**TASK OBJECTIVE**
Identify each line in the records below that contains the word "this", and copy it.

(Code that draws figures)
"""

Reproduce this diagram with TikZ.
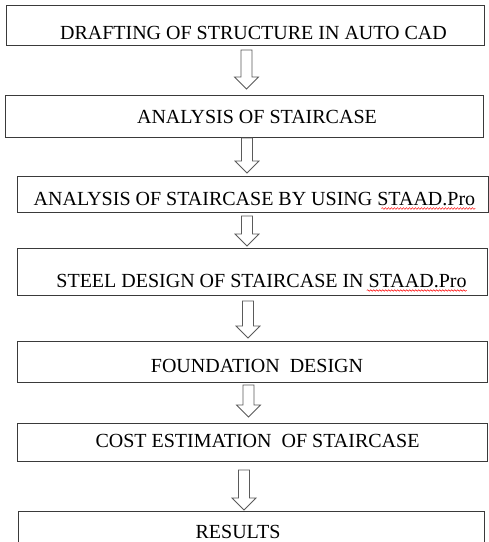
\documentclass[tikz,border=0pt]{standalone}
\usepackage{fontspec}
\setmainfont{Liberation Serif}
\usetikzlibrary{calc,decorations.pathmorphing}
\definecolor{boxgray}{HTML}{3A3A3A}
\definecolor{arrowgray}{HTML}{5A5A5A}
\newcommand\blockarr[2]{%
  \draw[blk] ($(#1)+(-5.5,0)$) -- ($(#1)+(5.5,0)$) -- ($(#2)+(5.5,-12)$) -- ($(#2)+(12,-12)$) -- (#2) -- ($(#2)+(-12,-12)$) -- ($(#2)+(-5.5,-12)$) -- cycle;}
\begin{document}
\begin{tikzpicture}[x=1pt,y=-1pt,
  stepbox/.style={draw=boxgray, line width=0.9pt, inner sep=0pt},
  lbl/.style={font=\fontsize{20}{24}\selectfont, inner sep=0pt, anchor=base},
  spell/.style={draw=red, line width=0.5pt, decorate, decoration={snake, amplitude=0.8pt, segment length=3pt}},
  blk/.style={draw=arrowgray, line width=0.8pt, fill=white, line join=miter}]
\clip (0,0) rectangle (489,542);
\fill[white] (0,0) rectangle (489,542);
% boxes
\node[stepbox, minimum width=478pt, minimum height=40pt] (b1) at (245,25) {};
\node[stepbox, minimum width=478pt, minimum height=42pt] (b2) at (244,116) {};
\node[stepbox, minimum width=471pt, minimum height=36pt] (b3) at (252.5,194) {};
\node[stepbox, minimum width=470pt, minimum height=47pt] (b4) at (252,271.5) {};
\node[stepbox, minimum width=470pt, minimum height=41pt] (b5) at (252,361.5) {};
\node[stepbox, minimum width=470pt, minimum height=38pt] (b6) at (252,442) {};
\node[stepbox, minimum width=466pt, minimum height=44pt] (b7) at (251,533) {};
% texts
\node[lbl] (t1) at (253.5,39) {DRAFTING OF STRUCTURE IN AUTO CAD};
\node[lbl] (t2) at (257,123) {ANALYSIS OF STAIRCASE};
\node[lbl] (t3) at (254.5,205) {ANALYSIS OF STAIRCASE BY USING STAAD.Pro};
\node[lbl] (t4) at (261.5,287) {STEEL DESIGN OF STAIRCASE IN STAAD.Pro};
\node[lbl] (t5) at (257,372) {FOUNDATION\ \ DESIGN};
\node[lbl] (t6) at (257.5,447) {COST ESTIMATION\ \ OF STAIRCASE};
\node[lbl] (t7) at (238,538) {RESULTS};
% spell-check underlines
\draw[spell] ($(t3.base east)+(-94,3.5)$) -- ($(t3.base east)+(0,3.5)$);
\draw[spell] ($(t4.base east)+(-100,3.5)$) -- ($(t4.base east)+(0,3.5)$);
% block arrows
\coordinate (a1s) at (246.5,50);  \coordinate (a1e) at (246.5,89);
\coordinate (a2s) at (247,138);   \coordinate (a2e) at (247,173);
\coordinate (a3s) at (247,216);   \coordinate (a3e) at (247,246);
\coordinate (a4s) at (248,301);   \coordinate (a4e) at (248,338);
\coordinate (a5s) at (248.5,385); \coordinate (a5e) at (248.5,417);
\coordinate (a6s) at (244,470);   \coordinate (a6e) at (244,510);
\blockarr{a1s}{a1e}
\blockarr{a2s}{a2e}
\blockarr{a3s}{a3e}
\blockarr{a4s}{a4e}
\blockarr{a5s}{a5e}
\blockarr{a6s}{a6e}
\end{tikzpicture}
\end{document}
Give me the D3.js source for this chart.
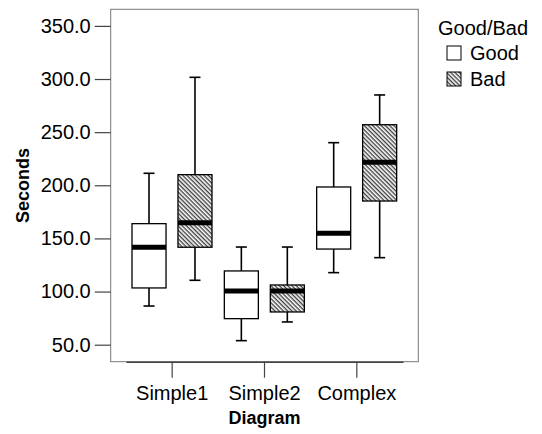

"""

**TASK RESULT**
Reproduce this diagram with TikZ.
Give me the D3.js source for this chart.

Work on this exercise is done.